Hacker News

Solving Math Word Problems

by yigitdemiragon 10/29/2021, 6:56:45 PM with 6 comments

by howeycon 10/29/2021, 9:06:22 PM
> Richard, Jerry, and Robert are going to share 60 cherries. If Robert has 30 cherries, and has 10 more than Richard, how many more cherries does Robert have than Jerry?
> answer:
> Robert has 30 + 10 = 40 cherries.
> If there are 60 cherries to be shared, then Richard and Jerry will have 60 - 40 = 20 cherries each.
> Robert has 40 - 20 = 20 more cherries than Jerry.
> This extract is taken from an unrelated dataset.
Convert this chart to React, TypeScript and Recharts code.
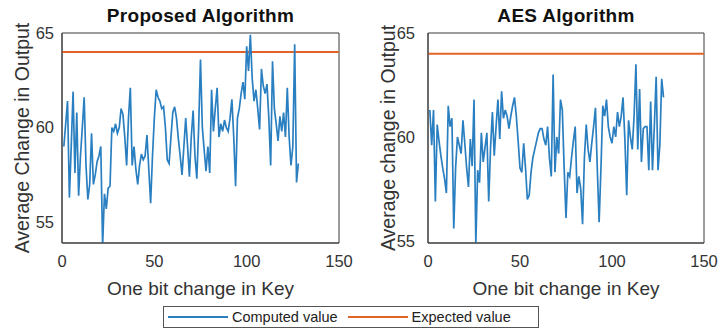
import React from "react";
import { LineChart, Line, XAxis, YAxis, ReferenceLine, ReferenceArea } from "recharts";

// average number of changed output bits when one key bit is flipped (bits 1..128)
const proposedValues = [
  59.0, 60.2, 61.4, 56.3, 59.0, 61.9, 57.6, 60.8, 56.4, 58.5, 60.0, 61.6, 58.0, 56.2, 57.0, 59.7,
  57.0, 57.5, 58.2, 58.5, 59.0, 53.8, 56.5, 55.7, 56.8, 56.9, 60.0, 59.8, 60.2, 59.7, 60.0, 61.0,
  60.7, 59.5, 58.0, 60.5, 62.1, 58.0, 59.0, 57.8, 57.0, 58.0, 58.6, 58.3, 58.5, 59.6, 57.8, 56.0,
  58.5, 60.5, 62.0, 61.6, 61.4, 61.0, 61.1, 60.0, 58.3, 58.1, 59.5, 60.8, 61.1, 60.5, 59.4, 58.5,
  57.5, 59.0, 60.5, 59.0, 57.4, 59.5, 60.9, 58.5, 57.3, 60.0, 63.6, 60.0, 58.8, 57.7, 59.0, 57.6,
  62.0, 59.8, 61.0, 62.1, 59.5, 60.2, 59.8, 60.4, 60.0, 59.8, 60.5, 61.5, 59.5, 56.9, 60.5, 61.0,
  61.8, 62.4, 61.5, 64.3, 63.0, 64.9, 62.6, 61.4, 62.0, 61.0, 59.9, 63.1, 62.2, 61.8, 62.3, 60.5,
  58.0, 63.5, 61.0, 60.2, 59.3, 60.6, 59.8, 60.8, 59.5, 62.1, 59.5, 58.0, 59.0, 64.4, 57.1, 58.1,
];

const aesValues = [
  61.3, 59.6, 61.3, 56.9, 60.6, 59.8, 59.1, 58.5, 58.0, 57.3, 61.5, 60.5, 60.9, 55.6, 58.5, 60.0,
  59.6, 59.2, 60.8, 59.7, 58.5, 57.6, 59.9, 58.6, 61.8, 54.9, 58.4, 57.8, 60.2, 58.8, 59.5, 60.2,
  56.9, 59.5, 61.2, 59.1, 60.5, 61.8, 59.9, 62.2, 60.9, 61.3, 61.0, 60.4, 61.0, 61.5, 61.9, 61.0,
  59.8, 58.5, 58.3, 59.7, 58.5, 57.0, 57.2, 58.3, 59.0, 59.4, 59.8, 60.2, 60.4, 60.4, 59.9, 59.6,
  60.5, 59.0, 58.1, 63.0, 58.3, 60.0, 59.2, 61.8, 61.3, 58.5, 56.1, 58.3, 58.1, 59.0, 59.8, 60.5,
  57.3, 58.1, 57.5, 55.8, 59.0, 60.6, 59.4, 58.8, 59.7, 60.5, 61.4, 58.5, 55.9, 58.5, 61.5, 61.0,
  61.8, 60.5, 60.0, 59.7, 60.5, 60.0, 61.2, 60.5, 61.0, 61.9, 59.9, 57.2, 60.8, 60.0, 59.4, 61.0,
  63.5, 59.4, 62.3, 58.8, 60.4, 60.5, 60.5, 58.4, 61.7, 58.4, 60.5, 62.9, 58.4, 59.6, 62.8, 61.9,
];

const expectedValue = 64;
const xTicks = [0, 50, 100, 150];
const proposedYTicks = [55, 60, 65];
const aesYTicks = [55, 60, 65];

const proposedData = proposedValues.map((v, i) => ({ bit: i + 1, value: v }));
const aesData = aesValues.map((v, i) => ({ bit: i + 1, value: v }));

const BLUE = "#2a7fc1";
const ORANGE = "#e0632a";
const AXIS = "#3a3a3a";
const TEXT = "#333";
const FONT = "'Liberation Sans', Arial, sans-serif";

interface PanelProps {
  data: { bit: number; value: number }[];
  title: string;
  yLabel: string;
  yDomain: [number, number];
  yTicks: number[];
  left: number;
  width: number;
  rightMargin: number;
  yAxisWidth: number;
  yLabelX: number;
  yTickMargin: number;
}

function Panel({ data, title, yLabel, yDomain, yTicks, left, width, rightMargin, yAxisWidth, yLabelX, yTickMargin }: PanelProps) {
  const plotLeft = yAxisWidth;
  const plotRight = width - rightMargin;
  return (
    <div style={{ position: "absolute", left, top: 0, width, height: 300 }}>
      <div
        style={{
          position: "absolute",
          top: 5,
          left: plotLeft,
          width: plotRight - plotLeft,
          textAlign: "center",
          fontFamily: FONT,
          fontWeight: "bold",
          fontSize: 19,
          color: "#111",
          letterSpacing: 0.3,
        }}
      >
        {title}
      </div>
      <LineChart width={width} height={300} data={data} margin={{ top: 33, right: rightMargin, bottom: 0, left: 0 }}>
        <XAxis
          dataKey="bit"
          type="number"
          domain={[0, 150]}
          ticks={xTicks}
          tickLine={false}
          tickMargin={6}
          height={57}
          stroke={AXIS}
          tick={{ fontSize: 16.5, fill: TEXT, fontFamily: FONT }}
          label={{ value: "One bit change in Key", position: "insideBottom", offset: 5, style: { fontSize: 19, fill: TEXT, fontFamily: FONT } }}
        />
        <YAxis
          type="number"
          domain={yDomain}
          ticks={yTicks}
          allowDataOverflow
          width={yAxisWidth}
          tickLine={false}
          tickMargin={yTickMargin}
          stroke={AXIS}
          tick={{ fontSize: 16.5, fill: TEXT, fontFamily: FONT }}
          label={{
            value: yLabel,
            angle: -90,
            position: "insideLeft",
            offset: yLabelX,
            style: { textAnchor: "middle", fontSize: 19.5, fill: TEXT, fontFamily: FONT },
          }}
        />
        <ReferenceArea x1={0} x2={150} y1={yDomain[0]} y2={yDomain[1]} fill="none" stroke={AXIS} strokeWidth={1} />
        <ReferenceLine y={expectedValue} stroke={ORANGE} strokeWidth={2} ifOverflow="hidden" />
        <Line type="linear" dataKey="value" stroke={BLUE} strokeWidth={1.7} dot={false} isAnimationActive={false} />
      </LineChart>
    </div>
  );
}

export default function App() {
  return (
    <div style={{ position: "absolute", left: 0, top: 0, width: 719, height: 331, background: "#fff", overflow: "hidden" }}>
      <Panel
        data={proposedData}
        title="Proposed Algorithm"
        yLabel="Average Change in Output"
        yDomain={[53.9, 65]}
        yTicks={proposedYTicks}
        left={0}
        width={360}
        rightMargin={21}
        yAxisWidth={62}
        yLabelX={22}
        yTickMargin={2}
      />
      <Panel
        data={aesData}
        title="AES Algorithm"
        yLabel="Average change in Output"
        yDomain={[54.9, 65]}
        yTicks={aesYTicks}
        left={360}
        width={359}
        rightMargin={15}
        yAxisWidth={68}
        yLabelX={28}
        yTickMargin={7}
      />
      <div
        style={{
          position: "absolute",
          left: 163,
          top: 306,
          width: 376,
          height: 22,
          border: "1px solid #555",
          boxSizing: "border-box",
          display: "flex",
          alignItems: "center",
          fontFamily: FONT,
          fontSize: 14.5,
          color: "#222",
        }}
      >
        <span style={{ display: "inline-block", width: 60, height: 2, background: BLUE, marginLeft: 4, marginRight: 4 }} />
        <span>Computed value</span>
        <span style={{ display: "inline-block", width: 60, height: 2, background: ORANGE, marginLeft: 10, marginRight: 4 }} />
        <span>Expected value</span>
      </div>
    </div>
  );
}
Um, the answer is "correct" but isn't the actual reasoning wrong?
Robert has 30
Richard has 20
Jerry has 10
Hence they split the 60 this way.
by psadrion 10/30/2021, 4:57:33 AM
This might work better if GPT3 is used to rewrite each statement into an algebraic equation. And then a equation solver is used to solve the system.
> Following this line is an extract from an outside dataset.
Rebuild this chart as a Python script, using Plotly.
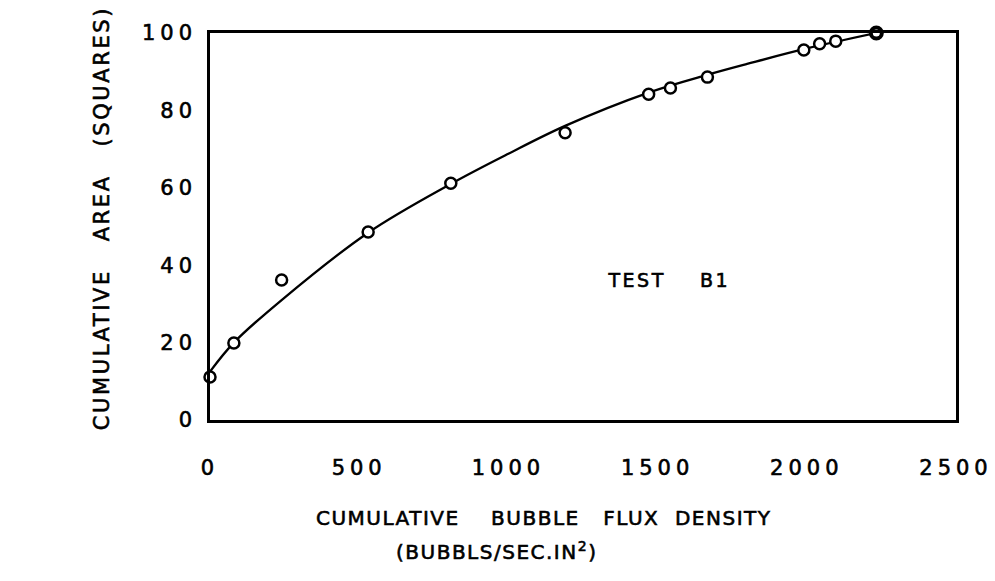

by drzoltaron 10/31/2021, 2:43:20 AM
It’s frustrating how myopic these papers can be. It seems like the goal of the paper is to solely work within the GPT framework to test the theory of verifiers. Why not try verifiers out with other models? Perhaps it’s not a fair comparison but I remember a Kaggle competition [0] from six years ago which involved building models to solve grade school science multiple choice questions. A simple word2vec model already could achieve 50% accuracy. Despite multiple choice being (maybe?) easier than free response, I’m just skeptical that the way to solve these problems is to throw billions of weights at them. It’s also not convincing to me that this new dataset doesn’t suffer from a much smaller template space, in that the models still just memorize templates.
[0]: https://www.kaggle.com/c/the-allen-ai-science-challenge/over...
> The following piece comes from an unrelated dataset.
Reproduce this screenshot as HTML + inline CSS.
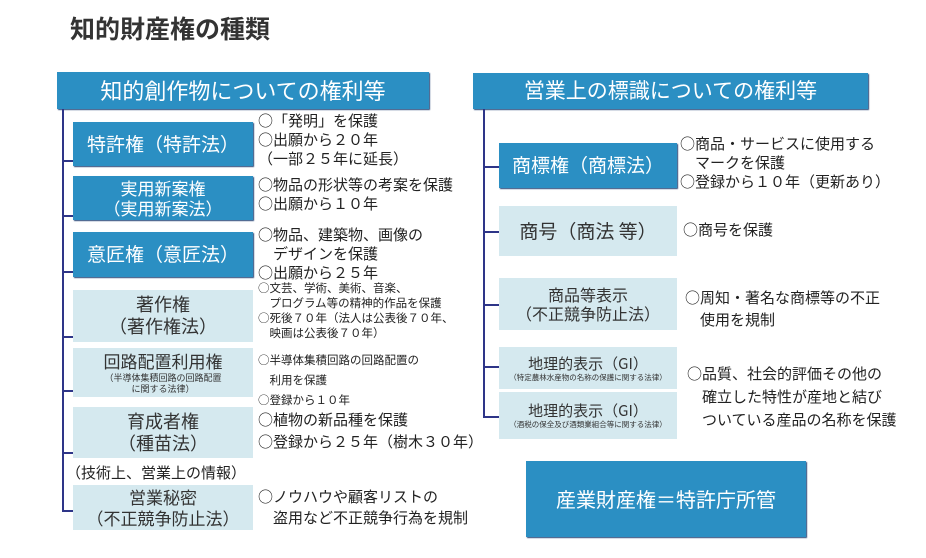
<!DOCTYPE html>
<html><head><meta charset="utf-8"><style>
body{margin:0;width:926px;height:558px;background:#fff;position:relative;overflow:hidden;font-family:"Noto Sans CJK JP","Liberation Sans",sans-serif;color:#222}
.a{position:absolute}
.d{position:absolute;background:#2b8fc3;color:#fff;display:flex;flex-direction:column;align-items:center;justify-content:center;text-align:center;box-shadow:1px 1px 1px #2a4a7a;line-height:1.2}
.l{position:absolute;background:#d5e9ef;color:#333;display:flex;flex-direction:column;align-items:center;justify-content:center;text-align:center;line-height:1.2}
.v{position:absolute;background:#2e3588;width:2px}
.h{position:absolute;background:#2e3588;height:2px}
.t{position:absolute;font-size:15px;line-height:19px;color:#222;white-space:nowrap}
.s{font-size:9px;line-height:11px}
</style></head><body>
<div class="a" style="left:70px;top:12px;font-size:25px;line-height:32px;font-weight:bold;color:#333">知的財産権の種類</div>

<div class="d" style="left:57px;top:72px;width:372px;height:37px;font-size:22px">知的創作物についての権利等</div>
<div class="v" style="left:62px;top:109px;height:403px"></div>
<div class="h" style="left:62px;top:160px;width:11px"></div>
<div class="h" style="left:62px;top:215px;width:11px"></div>
<div class="h" style="left:62px;top:271px;width:11px"></div>
<div class="h" style="left:62px;top:336px;width:11px"></div>
<div class="h" style="left:62px;top:390px;width:11px"></div>
<div class="h" style="left:62px;top:452px;width:11px"></div>
<div class="h" style="left:62px;top:510px;width:11px"></div>

<div class="d" style="left:73px;top:122px;width:180px;height:44px;font-size:19px">特許権（特許法）</div>
<div class="d" style="left:73px;top:176px;width:180px;height:44px;font-size:17px"><div>実用新案権</div><div>（実用新案法）</div></div>
<div class="d" style="left:73px;top:232px;width:180px;height:45px;font-size:19px">意匠権（意匠法）</div>
<div class="l" style="left:73px;top:290px;width:180px;height:52px;font-size:18px"><div>著作権</div><div>（著作権法）</div></div>
<div class="l" style="left:73px;top:348px;width:180px;height:49px;font-size:17px"><div>回路配置利用権</div><div class="s">（半導体集積回路の回路配置<br>に関する法律）</div></div>
<div class="l" style="left:73px;top:407px;width:180px;height:51px;font-size:18px"><div>育成者権</div><div>（種苗法）</div></div>
<div class="t" style="left:66px;top:463px;font-size:15px">（技術上、営業上の情報）</div>
<div class="l" style="left:73px;top:485px;width:180px;height:45px;font-size:17px"><div>営業秘密</div><div>（不正競争防止法）</div></div>

<div class="t" style="left:258px;top:111px">○「発明」を保護<br>○出願から２０年<br>（一部２５年に延長）</div>
<div class="t" style="left:258px;top:175px">○物品の形状等の考案を保護<br>○出願から１０年</div>
<div class="t" style="left:258px;top:225px">○物品、建築物、画像の<br>　デザインを保護<br>○出願から２５年</div>
<div class="t" style="left:258px;top:281px;font-size:11.5px;line-height:15px">○文芸、学術、美術、音楽、<br>　プログラム等の精神的作品を保護<br>○死後７０年（法人は公表後７０年、<br>　映画は公表後７０年）</div>
<div class="t" style="left:258px;top:350px;font-size:11.5px;line-height:20px">○半導体集積回路の回路配置の<br>　利用を保護<br>○登録から１０年</div>
<div class="t" style="left:258px;top:409px;line-height:22px">○植物の新品種を保護<br>○登録から２５年（樹木３０年）</div>
<div class="t" style="left:258px;top:486px;line-height:21px">○ノウハウや顧客リストの<br>　盗用など不正競争行為を規制</div>

<div class="d" style="left:473px;top:73px;width:395px;height:36px;font-size:21px">営業上の標識についての権利等</div>
<div class="v" style="left:483px;top:109px;height:308px"></div>
<div class="h" style="left:483px;top:166px;width:16px"></div>
<div class="h" style="left:483px;top:231px;width:16px"></div>
<div class="h" style="left:483px;top:304px;width:16px"></div>
<div class="h" style="left:483px;top:366px;width:16px"></div>
<div class="h" style="left:483px;top:416px;width:16px"></div>

<div class="d" style="left:499px;top:143px;width:178px;height:45px;font-size:19px">商標権（商標法）</div>
<div class="l" style="left:499px;top:206px;width:178px;height:50px;font-size:19px">商号（商法 等）</div>
<div class="l" style="left:499px;top:278px;width:178px;height:52px;font-size:16px"><div>商品等表示</div><div>（不正競争防止法）</div></div>
<div class="l" style="left:499px;top:347px;width:178px;height:42px;font-size:15px"><div>地理的表示（GI）</div><div style="font-size:7.5px;line-height:9px">（特定農林水産物の名称の保護に関する法律）</div></div>
<div class="l" style="left:499px;top:391px;width:178px;height:47px;font-size:15px;border-top:1px solid #fff"><div>地理的表示（GI）</div><div style="font-size:7.5px;line-height:9px">（酒税の保全及び酒類業組合等に関する法律）</div></div>

<div class="t" style="left:680px;top:134px">○商品・サービスに使用する<br>　マークを保護<br>○登録から１０年（更新あり）</div>
<div class="t" style="left:683px;top:220px">○商号を保護</div>
<div class="t" style="left:685px;top:287px;line-height:22px">○周知・著名な商標等の不正<br>　使用を規制</div>
<div class="t" style="left:687px;top:362px;line-height:23px">○品質、社会的評価その他の<br>　確立した特性が産地と結び<br>　ついている産品の名称を保護</div>

<div class="d" style="left:526px;top:461px;width:280px;height:76px;font-size:20px">産業財産権＝特許庁所管</div>
</body></html>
by pred_on 10/30/2021, 11:14:19 AM
For a moment there, the title had me hoping that they were working on the generally undecidable https://en.m.wikipedia.org/wiki/Word_problem_(mathematics)
by poweraon 10/29/2021, 9:05:59 PM
Scoring 55% on a test like this should not be considered a great accomplishment. A sign of progress, yes, but not an accomplishment by itself.
This is still simply a system that is good at guessing. It does not know anything.